+++ Stored data +++

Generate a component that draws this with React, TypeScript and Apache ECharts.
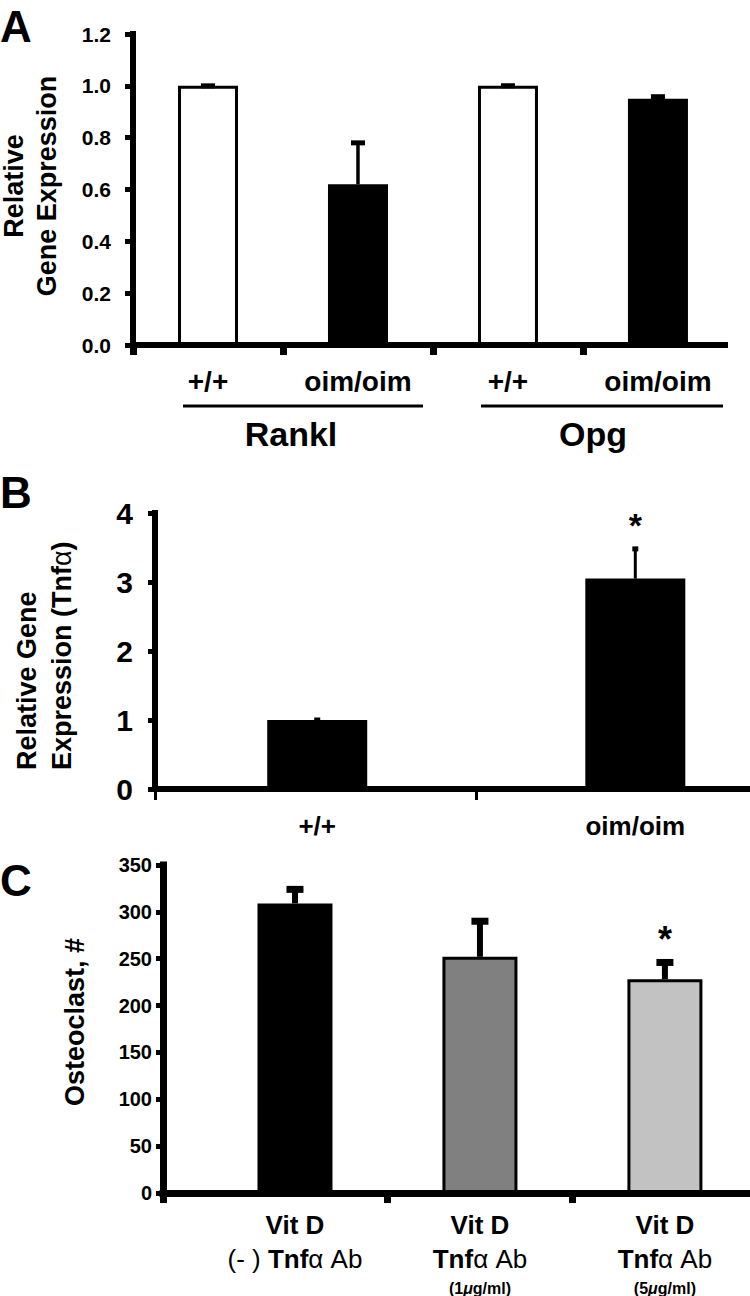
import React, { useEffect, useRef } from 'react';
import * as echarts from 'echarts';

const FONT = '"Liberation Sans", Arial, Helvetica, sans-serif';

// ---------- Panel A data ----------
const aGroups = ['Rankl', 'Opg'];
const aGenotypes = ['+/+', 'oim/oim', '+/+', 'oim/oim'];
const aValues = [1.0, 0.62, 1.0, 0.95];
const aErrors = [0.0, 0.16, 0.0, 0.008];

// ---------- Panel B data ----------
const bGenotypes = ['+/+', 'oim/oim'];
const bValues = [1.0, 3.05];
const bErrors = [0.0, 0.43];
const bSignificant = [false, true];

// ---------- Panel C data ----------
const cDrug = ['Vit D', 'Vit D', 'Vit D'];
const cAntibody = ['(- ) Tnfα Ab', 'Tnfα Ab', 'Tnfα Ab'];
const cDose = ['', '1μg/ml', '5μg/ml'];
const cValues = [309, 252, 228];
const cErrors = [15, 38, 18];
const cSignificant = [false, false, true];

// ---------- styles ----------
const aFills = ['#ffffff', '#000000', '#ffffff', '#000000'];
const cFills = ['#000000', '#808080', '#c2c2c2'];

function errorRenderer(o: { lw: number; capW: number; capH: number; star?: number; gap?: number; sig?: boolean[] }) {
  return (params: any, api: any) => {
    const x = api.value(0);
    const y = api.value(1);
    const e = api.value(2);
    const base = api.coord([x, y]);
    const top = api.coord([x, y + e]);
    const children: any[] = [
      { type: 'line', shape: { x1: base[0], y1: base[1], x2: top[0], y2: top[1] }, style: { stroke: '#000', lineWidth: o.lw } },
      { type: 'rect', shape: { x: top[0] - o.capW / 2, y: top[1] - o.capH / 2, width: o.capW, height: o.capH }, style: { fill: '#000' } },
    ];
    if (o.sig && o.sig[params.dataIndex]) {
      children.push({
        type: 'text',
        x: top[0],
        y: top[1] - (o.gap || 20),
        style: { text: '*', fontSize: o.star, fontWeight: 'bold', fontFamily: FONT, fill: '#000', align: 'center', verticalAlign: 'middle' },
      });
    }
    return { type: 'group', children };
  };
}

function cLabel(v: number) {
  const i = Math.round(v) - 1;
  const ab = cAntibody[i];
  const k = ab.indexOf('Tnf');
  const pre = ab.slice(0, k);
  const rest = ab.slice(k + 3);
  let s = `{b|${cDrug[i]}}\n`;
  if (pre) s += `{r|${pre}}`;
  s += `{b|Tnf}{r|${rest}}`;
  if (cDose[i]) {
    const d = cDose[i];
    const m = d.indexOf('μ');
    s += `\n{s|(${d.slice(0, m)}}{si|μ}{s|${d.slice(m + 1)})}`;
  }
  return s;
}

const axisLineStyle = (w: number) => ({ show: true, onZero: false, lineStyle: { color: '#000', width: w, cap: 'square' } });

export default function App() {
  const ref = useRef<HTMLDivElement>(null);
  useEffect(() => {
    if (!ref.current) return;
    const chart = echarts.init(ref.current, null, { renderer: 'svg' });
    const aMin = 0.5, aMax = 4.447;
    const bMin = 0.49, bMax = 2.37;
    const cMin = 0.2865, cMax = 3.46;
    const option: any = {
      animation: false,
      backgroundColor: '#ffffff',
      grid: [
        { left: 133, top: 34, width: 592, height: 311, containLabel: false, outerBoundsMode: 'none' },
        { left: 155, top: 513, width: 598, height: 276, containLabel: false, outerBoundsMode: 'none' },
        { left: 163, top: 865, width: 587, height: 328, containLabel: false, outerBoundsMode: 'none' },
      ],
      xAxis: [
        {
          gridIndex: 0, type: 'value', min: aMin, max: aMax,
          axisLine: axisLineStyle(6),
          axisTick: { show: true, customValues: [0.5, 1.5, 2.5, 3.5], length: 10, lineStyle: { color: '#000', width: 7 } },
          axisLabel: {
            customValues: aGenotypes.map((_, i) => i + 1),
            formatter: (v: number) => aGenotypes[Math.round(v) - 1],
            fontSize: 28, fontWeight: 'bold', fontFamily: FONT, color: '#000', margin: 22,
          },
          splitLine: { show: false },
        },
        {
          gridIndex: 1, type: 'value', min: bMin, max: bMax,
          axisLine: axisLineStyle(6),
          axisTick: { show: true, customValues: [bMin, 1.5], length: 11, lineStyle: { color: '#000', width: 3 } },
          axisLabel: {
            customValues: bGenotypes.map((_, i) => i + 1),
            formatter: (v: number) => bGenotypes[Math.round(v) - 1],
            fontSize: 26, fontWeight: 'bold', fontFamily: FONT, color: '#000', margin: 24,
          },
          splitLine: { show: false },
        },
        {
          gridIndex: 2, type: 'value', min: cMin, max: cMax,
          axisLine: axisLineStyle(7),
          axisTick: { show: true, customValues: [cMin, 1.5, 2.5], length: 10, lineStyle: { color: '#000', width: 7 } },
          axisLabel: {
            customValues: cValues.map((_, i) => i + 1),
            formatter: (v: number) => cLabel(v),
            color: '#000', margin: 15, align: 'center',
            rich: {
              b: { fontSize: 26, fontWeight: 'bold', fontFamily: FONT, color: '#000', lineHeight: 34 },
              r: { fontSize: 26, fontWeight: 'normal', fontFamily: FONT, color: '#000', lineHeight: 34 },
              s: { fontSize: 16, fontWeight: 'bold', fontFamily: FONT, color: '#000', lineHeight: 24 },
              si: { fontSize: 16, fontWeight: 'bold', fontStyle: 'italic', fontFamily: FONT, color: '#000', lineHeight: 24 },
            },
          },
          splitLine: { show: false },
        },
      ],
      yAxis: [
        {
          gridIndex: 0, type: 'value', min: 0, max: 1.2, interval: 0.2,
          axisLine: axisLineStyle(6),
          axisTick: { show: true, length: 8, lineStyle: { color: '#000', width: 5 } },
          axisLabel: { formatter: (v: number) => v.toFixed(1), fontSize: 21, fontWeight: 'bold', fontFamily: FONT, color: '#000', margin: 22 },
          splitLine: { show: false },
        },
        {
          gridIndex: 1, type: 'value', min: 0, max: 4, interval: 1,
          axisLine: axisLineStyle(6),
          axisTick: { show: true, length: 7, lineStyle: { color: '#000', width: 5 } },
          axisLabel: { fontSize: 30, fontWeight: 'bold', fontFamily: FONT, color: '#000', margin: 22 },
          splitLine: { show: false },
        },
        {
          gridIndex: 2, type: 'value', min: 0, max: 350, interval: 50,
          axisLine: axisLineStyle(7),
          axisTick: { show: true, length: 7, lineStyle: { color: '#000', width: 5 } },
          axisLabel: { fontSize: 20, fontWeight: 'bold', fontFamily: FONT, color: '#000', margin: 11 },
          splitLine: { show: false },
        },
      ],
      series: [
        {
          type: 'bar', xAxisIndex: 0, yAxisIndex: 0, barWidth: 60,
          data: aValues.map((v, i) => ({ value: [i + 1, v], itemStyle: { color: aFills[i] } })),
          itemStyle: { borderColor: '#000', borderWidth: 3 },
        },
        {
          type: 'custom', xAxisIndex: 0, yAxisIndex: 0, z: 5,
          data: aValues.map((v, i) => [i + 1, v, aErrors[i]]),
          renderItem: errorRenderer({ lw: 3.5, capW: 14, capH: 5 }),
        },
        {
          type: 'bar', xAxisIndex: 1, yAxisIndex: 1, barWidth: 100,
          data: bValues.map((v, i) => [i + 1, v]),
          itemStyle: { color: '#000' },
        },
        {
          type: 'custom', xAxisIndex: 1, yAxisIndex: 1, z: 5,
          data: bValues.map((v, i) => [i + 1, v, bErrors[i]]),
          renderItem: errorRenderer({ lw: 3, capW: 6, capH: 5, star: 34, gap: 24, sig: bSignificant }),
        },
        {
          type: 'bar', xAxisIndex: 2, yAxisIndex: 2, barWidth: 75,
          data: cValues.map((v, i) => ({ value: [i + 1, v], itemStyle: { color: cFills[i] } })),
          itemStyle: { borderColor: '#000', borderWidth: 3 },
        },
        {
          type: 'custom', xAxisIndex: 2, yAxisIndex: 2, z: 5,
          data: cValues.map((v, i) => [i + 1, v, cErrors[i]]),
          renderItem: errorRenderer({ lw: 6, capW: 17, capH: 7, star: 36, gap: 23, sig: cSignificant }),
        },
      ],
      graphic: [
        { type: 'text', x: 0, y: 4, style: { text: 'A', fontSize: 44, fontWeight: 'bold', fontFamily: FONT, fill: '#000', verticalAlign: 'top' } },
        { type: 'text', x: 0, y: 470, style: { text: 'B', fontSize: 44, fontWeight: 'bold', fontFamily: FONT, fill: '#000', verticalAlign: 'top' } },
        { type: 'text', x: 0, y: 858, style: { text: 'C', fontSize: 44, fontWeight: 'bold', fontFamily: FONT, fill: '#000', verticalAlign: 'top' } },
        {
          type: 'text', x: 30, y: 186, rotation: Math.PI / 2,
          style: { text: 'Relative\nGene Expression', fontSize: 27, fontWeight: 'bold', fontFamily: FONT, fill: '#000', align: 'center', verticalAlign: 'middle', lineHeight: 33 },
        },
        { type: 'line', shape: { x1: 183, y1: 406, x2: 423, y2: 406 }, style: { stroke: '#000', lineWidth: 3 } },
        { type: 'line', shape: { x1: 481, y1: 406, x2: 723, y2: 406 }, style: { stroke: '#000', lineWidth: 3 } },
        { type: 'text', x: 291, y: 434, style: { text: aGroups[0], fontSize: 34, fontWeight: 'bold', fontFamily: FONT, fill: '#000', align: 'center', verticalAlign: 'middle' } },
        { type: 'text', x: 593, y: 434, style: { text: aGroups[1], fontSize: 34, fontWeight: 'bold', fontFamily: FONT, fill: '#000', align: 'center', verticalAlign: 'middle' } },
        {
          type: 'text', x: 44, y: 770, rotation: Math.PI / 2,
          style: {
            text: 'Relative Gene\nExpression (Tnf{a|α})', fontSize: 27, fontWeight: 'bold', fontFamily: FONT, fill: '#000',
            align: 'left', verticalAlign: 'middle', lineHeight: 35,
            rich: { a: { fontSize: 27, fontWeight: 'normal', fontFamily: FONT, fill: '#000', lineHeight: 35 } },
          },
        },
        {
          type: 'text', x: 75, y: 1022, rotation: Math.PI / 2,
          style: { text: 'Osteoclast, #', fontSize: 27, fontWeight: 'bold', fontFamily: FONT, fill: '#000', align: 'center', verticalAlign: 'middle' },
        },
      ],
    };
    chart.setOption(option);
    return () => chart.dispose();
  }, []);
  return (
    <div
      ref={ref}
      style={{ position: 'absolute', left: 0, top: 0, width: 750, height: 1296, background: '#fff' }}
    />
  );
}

+++

Problem: The lines from the start of the data through the line that contains "const cFills = ['#000000', '#808080', '#c2c2c2'];" are to be returned exactly, please, with both ends included and every picture left out.

Answer to the task:
Generate a component that draws this with React, TypeScript and Apache ECharts.
import React, { useEffect, useRef } from 'react';
import * as echarts from 'echarts';

const FONT = '"Liberation Sans", Arial, Helvetica, sans-serif';

// ---------- Panel A data ----------
const aGroups = ['Rankl', 'Opg'];
const aGenotypes = ['+/+', 'oim/oim', '+/+', 'oim/oim'];
const aValues = [1.0, 0.62, 1.0, 0.95];
const aErrors = [0.0, 0.16, 0.0, 0.008];

// ---------- Panel B data ----------
const bGenotypes = ['+/+', 'oim/oim'];
const bValues = [1.0, 3.05];
const bErrors = [0.0, 0.43];
const bSignificant = [false, true];

// ---------- Panel C data ----------
const cDrug = ['Vit D', 'Vit D', 'Vit D'];
const cAntibody = ['(- ) Tnfα Ab', 'Tnfα Ab', 'Tnfα Ab'];
const cDose = ['', '1μg/ml', '5μg/ml'];
const cValues = [309, 252, 228];
const cErrors = [15, 38, 18];
const cSignificant = [false, false, true];

// ---------- styles ----------
const aFills = ['#ffffff', '#000000', '#ffffff', '#000000'];
const cFills = ['#000000', '#808080', '#c2c2c2'];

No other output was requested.